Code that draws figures
—————

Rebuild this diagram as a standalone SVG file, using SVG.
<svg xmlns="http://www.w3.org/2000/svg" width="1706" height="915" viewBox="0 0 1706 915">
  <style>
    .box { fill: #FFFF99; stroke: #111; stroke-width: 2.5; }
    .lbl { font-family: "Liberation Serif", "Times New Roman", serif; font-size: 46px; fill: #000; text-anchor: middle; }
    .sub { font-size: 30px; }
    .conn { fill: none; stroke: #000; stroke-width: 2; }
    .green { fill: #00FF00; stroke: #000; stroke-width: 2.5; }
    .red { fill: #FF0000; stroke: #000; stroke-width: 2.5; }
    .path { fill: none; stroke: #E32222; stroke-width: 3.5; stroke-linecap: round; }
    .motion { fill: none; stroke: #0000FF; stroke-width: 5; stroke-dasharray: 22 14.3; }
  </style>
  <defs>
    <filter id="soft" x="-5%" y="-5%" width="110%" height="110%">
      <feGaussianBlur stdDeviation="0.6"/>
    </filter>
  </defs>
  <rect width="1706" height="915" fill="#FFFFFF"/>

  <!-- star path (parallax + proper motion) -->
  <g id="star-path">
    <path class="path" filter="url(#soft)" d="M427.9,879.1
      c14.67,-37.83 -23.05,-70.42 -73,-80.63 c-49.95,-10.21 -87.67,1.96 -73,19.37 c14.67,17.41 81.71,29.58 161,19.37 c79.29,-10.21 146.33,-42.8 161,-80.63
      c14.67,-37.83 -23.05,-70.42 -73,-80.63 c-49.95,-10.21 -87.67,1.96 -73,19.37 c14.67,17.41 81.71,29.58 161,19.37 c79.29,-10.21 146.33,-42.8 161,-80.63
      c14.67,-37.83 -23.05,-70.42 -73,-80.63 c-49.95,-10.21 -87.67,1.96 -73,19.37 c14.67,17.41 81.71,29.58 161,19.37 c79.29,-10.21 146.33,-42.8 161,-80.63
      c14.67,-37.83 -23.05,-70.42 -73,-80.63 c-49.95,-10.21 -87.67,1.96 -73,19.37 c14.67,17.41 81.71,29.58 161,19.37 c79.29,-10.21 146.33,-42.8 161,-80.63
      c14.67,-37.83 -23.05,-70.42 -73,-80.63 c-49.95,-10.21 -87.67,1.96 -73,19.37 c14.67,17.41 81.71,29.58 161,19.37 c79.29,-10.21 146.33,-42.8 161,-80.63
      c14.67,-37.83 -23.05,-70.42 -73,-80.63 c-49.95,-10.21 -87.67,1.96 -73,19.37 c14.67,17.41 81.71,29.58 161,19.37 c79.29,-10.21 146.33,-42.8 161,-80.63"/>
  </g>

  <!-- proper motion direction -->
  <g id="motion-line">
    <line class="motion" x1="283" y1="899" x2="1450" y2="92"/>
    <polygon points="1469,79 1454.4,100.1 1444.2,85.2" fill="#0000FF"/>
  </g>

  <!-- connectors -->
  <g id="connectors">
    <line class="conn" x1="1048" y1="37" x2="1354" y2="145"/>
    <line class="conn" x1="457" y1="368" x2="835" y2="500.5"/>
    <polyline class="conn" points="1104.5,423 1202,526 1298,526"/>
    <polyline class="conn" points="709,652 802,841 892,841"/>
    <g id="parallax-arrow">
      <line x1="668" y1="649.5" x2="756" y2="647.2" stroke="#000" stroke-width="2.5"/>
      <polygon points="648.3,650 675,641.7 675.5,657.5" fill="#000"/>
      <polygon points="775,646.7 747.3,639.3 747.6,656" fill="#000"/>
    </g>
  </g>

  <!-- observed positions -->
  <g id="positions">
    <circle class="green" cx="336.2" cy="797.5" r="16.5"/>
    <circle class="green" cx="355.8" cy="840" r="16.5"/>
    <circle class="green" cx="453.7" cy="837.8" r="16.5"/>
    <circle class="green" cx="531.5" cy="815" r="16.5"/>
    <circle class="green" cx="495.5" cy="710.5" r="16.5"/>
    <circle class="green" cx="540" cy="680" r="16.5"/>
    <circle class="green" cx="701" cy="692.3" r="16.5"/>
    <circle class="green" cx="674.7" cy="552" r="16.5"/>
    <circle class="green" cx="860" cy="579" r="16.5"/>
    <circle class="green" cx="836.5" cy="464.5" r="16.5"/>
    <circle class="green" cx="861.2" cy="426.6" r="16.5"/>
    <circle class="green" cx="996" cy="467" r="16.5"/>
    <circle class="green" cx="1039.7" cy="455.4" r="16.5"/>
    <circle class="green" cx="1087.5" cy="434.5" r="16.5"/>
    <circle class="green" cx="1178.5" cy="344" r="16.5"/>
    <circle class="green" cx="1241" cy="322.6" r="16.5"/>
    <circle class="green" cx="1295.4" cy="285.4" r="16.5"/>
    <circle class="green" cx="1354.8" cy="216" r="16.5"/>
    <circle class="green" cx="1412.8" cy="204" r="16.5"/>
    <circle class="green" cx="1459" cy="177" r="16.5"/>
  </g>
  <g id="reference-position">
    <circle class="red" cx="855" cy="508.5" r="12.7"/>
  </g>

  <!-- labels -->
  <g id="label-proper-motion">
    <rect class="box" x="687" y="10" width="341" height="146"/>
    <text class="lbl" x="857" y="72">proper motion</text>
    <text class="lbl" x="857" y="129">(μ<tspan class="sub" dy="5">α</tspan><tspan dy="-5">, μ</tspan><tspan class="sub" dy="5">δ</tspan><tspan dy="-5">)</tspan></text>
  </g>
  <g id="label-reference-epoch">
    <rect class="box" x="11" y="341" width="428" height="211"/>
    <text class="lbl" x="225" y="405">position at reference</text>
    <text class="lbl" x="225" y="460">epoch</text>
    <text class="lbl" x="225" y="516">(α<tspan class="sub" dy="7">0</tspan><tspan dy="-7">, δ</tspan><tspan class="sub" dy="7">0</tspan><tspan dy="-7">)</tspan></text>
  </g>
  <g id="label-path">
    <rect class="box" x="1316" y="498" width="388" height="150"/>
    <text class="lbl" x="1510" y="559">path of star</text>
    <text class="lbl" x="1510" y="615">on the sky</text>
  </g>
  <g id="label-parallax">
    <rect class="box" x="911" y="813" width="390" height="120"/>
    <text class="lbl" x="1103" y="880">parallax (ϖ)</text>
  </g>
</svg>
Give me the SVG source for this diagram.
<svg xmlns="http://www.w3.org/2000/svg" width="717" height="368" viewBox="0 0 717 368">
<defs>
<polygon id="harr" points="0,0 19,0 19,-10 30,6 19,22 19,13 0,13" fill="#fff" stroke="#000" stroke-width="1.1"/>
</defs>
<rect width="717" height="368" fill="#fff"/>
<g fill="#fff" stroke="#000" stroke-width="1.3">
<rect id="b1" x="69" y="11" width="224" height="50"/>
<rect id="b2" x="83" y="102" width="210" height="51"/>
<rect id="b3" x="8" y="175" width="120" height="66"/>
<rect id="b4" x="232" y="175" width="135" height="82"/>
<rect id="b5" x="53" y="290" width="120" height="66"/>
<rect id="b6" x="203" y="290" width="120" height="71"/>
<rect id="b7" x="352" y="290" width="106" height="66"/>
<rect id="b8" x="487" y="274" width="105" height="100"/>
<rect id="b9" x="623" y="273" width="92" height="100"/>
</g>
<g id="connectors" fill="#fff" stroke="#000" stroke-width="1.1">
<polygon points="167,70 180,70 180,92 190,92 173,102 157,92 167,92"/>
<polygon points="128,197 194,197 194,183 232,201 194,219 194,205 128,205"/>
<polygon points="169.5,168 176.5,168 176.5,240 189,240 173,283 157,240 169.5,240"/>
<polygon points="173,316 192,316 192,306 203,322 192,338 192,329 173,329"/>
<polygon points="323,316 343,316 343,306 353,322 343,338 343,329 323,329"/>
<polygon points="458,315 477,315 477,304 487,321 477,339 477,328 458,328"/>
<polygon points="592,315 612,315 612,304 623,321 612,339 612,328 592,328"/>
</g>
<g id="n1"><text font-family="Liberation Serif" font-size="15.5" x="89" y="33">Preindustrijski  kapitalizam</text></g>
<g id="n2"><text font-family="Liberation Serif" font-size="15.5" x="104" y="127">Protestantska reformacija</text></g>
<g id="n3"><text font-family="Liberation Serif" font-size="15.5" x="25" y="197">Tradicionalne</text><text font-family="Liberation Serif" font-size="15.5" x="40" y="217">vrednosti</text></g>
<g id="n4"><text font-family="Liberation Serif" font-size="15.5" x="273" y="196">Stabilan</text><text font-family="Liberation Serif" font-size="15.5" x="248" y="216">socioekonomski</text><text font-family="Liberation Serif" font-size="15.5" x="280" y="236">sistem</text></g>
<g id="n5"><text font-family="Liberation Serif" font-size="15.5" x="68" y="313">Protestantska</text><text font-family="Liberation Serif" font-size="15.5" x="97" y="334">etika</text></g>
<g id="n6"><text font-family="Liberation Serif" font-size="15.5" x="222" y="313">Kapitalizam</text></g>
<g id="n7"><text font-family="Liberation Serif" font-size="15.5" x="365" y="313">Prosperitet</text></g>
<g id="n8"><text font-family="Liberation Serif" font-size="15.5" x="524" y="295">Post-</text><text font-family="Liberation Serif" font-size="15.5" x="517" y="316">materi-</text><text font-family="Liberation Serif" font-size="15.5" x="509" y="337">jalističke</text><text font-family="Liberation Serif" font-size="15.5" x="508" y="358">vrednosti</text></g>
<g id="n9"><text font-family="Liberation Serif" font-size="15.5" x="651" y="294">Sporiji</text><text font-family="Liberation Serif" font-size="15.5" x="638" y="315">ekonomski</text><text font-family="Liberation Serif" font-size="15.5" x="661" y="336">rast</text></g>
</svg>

—————

Task description:
Locate all lines in the listing above with the word "this" and copy them.

Result:
Rebuild this diagram as a standalone SVG file, using SVG.
Give me the SVG source for this diagram.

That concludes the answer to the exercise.